Anthropic Facing Copyright Lawsuit Over Alleged Misuse of Pirated Books in AI Training
The artificial intelligence company Anthropic has been hit with a class-action lawsuit in California federal court by three authors who claim the company misused their copyrighted works and hundreds of thousands of others to train its popular AI chatbot, Claude.
The complaint, filed on Monday by writers Andrea Bartz, Charles Graeber, and Kirk Wallace Johnson, alleges that Anthropic knowingly used pirated versions of their books and other copyrighted materials to teach Claude how to respond to user prompts. The authors argue that this constitutes a “large-scale theft” of their intellectual property.
“It is no exaggeration to say that Anthropic’s model seeks to profit from strip-mining the human expression and ingenuity behind each one of those works,” the lawsuit states.
This lawsuit marks the latest in a series of legal challenges facing AI companies over their use of copyrighted material to train their language models. Similar cases have been filed against industry leaders like OpenAI and Meta, with authors, news outlets, and even music publishers accusing these firms of infringing on their intellectual property rights.
Anthropic, a San Francisco-based startup founded by former OpenAI executives, has positioned itself as a more responsible and safety-focused developer of generative AI. However, the authors allege that the company’s actions have “made a mockery of its lofty goals” by tapping into repositories of pirated writings to build its AI product.
The lawsuit claims that Anthropic used a dataset called “The Pile,” which includes a massive library of pirated ebooks, to train Claude.
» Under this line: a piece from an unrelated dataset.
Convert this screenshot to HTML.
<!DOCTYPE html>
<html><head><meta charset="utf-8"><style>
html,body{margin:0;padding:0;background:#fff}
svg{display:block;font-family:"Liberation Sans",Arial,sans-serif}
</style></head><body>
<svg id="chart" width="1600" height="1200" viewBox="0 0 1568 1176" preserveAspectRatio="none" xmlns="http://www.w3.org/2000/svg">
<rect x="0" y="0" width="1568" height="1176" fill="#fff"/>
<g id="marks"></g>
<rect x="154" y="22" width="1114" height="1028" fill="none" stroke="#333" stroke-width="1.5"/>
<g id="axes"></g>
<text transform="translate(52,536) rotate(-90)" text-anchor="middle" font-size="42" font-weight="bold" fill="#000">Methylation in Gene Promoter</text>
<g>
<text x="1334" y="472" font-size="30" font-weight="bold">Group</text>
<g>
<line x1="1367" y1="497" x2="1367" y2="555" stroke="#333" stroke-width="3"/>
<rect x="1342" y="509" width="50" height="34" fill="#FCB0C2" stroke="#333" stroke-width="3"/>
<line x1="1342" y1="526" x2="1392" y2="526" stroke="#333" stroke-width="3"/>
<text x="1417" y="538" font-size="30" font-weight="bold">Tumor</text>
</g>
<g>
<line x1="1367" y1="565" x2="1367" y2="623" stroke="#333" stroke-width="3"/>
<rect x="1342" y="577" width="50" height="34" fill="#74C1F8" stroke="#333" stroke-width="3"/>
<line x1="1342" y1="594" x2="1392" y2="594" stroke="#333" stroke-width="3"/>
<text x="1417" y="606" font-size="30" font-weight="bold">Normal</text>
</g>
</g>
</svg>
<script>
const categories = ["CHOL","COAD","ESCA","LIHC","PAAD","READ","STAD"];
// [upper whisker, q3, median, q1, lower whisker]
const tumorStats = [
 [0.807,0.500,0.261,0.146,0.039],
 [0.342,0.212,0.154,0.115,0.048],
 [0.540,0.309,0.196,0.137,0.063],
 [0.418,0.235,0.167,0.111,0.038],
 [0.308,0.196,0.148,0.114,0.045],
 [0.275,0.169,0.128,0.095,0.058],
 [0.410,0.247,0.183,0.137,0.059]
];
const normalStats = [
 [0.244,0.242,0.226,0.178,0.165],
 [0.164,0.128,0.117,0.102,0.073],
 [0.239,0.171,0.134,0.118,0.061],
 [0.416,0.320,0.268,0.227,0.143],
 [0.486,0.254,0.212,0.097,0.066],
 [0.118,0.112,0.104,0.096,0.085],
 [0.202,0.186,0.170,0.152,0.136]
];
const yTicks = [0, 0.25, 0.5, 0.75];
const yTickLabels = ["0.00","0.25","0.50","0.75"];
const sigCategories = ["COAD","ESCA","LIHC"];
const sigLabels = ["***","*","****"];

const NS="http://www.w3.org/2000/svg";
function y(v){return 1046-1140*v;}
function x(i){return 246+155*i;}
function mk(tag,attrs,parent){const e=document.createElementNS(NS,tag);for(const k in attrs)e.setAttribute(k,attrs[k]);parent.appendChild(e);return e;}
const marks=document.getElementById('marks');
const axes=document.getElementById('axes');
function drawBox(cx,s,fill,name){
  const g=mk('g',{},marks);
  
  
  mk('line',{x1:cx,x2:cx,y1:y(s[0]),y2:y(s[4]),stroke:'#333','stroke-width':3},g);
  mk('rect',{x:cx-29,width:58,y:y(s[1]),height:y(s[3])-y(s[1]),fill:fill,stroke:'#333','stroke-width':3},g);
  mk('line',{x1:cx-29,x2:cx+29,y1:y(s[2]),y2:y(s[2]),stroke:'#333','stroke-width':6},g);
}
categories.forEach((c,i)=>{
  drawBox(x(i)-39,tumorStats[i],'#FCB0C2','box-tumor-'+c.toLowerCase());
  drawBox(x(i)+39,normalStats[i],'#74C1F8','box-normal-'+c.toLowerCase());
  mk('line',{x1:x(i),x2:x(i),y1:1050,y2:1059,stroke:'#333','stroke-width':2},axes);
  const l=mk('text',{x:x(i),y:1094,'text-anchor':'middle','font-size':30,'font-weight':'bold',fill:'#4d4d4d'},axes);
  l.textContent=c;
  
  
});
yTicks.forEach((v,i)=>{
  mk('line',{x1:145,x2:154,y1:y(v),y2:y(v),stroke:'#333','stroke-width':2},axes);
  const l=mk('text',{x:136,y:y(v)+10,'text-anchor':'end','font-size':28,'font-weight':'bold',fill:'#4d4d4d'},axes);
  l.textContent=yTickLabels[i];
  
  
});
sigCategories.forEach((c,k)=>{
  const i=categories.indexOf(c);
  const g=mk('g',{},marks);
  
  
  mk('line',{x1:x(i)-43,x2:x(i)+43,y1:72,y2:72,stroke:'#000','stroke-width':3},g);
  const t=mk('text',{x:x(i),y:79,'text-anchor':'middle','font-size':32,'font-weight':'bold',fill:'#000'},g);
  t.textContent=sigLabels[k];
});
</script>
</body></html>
The authors argue that Anthropic could have obtained licenses to use the copyrighted material, but instead “made the deliberate decision to cut corners and rely on stolen materials.”
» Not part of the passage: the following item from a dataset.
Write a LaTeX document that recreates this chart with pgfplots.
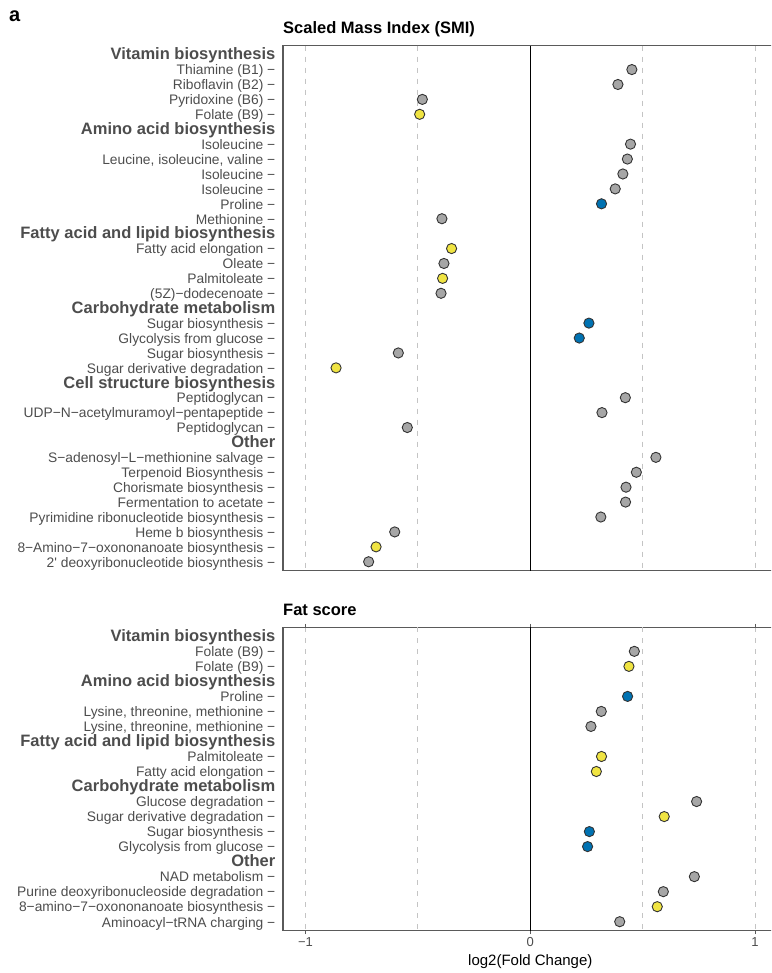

The plaintiffs are seeking an unspecified amount of monetary damages and a permanent injunction to prevent the company from further misusing their work.
As the AI industry continues to grapple with the complex issue of copyright and fair use, this case highlights the growing tensions between technology companies and creators. The outcome of this and similar lawsuits could have significant implications for how AI models are developed and trained in the future.